Light Sleeper - Late Night Writings On Cinema
       
The Stroll (Progulka)
Reviewed by Saul Symonds

Director: Alexey Uchitel
Writer: Dunya Smirnova
Cinematographer: Yuri Klimenko, Pavel Kostomarov
Editor: Yelena Andreyeva
Main Cast: Pavel Barshak, Yevgeny Tsyganov, Irina Pegova
Country: Russia
Year of original release: 2003
Rating: OFLC -- M (low level coarse language)
Running time: 90 minutes
 

Somewhere near the beginning of The Stroll two of its characters walk past a poster advertising 8 femmes (2002), a film by François Ozon in which no-one is quite what they appear to be. This poster is only glimpsed for a moment, but for those who catch it, it presages what is to come. In broadest terms, The Stroll deals with the themes of appearance and reality. I sometimes wonder if Russian filmmakers are frustrated philosophers, in any case, dialectical oppositions are never far from their hearts. Director Alexey Uchitel constellates his own dialectical interests around a rather unusual ménage-à-trois that develops over the course of one afternoon between best friends Alyosha (Pavel Barshak) and Petya, (Yevgeny Tsyganov) and Olya (Irina Pegova), a girl they happen to meet while strolling the streets of St. Petersburg. Uchitel explores love as a possibility that oscillates between appearance and reality, falsehood and truth, outer shell and inner content, hollowness and fullness, secrets and revelations. As Alyosha and Petya walk and talk with Olya, they appear to fall in and out of love with mercuric rapidity: fifteen minutes after they have met, Alyosha begs Olya to marry him. We might at first be inclined to take this sudden profession of deep abiding love as an eccentricity of Alyosha’s psychology. But when Petya begins to press his friend to ignore his feelings for Olya on the basis that he himself is convinced that she is his true soul-mate, we begin to suspect that these expressions of love are more appearance than reality. It’s not that Alyosha and Petya’s sentiments of love aren’t actually felt, or that Olya doesn’t seem to genuinely return them, but that Uchitel’s examination wishes to show that this ‘love’ conceals a hollowness and wishes to highlight his characters’ inability to understand their own feelings towards another person. This hollowness and lack of awareness is echoed in the film’s structure: just as these characters stroll through St. Petersburg going nowhere, so too their relationships wander around aimlessly but ultimately go nowhere.

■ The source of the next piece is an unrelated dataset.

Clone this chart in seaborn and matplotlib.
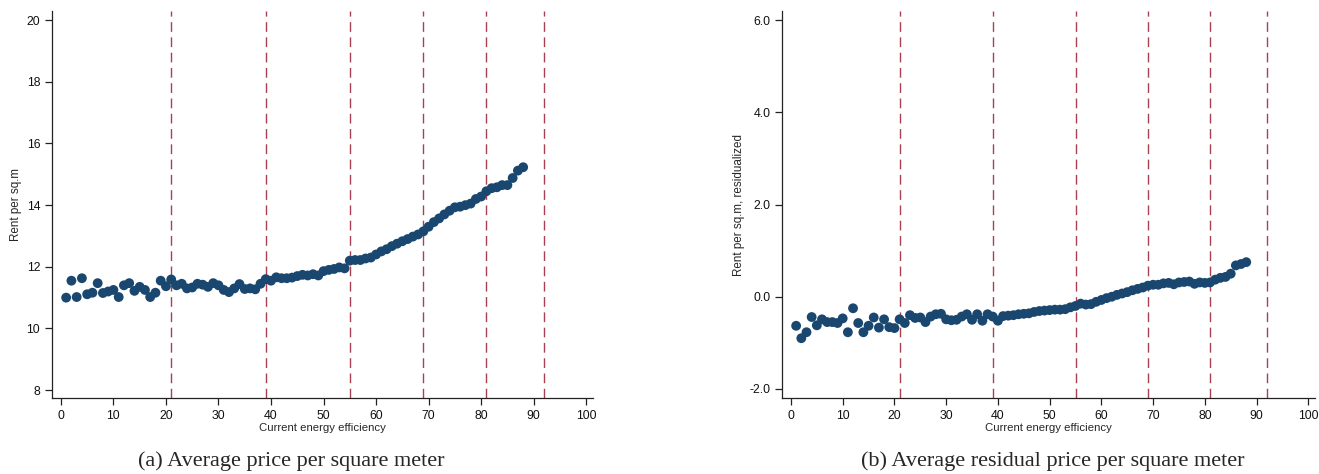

Conversations in The Stroll tick along like clockwork. Each clever remark is answered by an equally witty response, and the intended cumulative effect is reliant upon the quickness with which replies bounce back and forth. Although these exchanges are spoken they are, by nature, the kind of dialogue which would sound better if read. (It’s true that this film is spoken in Russian, with most non-Russian viewers reading the subtitles, but the reading of subtitles is unlike the act of reading a book -- subtitles are always contextualized and linked to the performance of actors and to the speech rhythms they set in motion.) In his essay, Literature and Post-History, George Steiner discusses the shift that has occurred in reading practice from the time of Victorian England where it was customary to read novels out loud, with one family member reading to and for the others, to the present-day in which the act of reading a novel is essentially a private and silent one. Whereas the Victorian style was, "directed towards recitation, the mimesis of the raised voice and the response of the ear", today’s novels are directed to a reader who can dictate his or her own pace and who can pause at any point to fully grasp implications and complex nuances without loosing anything of a dialogue’s sharpness. I have made the detour into the difference between the literary and the conversational word because The Stroll’s dialogue has markedly literary rhythms which, in the context of performance and speech, tend to create an effect where everything seems to happen too fast, and where it is difficult not to feel that the actors are reciting written lines, rather than responding to what has just been said to them.

Appropriately for a work which seems to be woven from highly literary and philosophical threads, the endpoint to which the film’s narrative strolling ambles, and the note on which it chooses to close is a paradoxical one: you can only realize what you love once you have lost it, and you can only understand the meaning of ‘love’ once it is has slipped form your reach. Another dialectical tangle: the presence of love is forever bound up with its absence.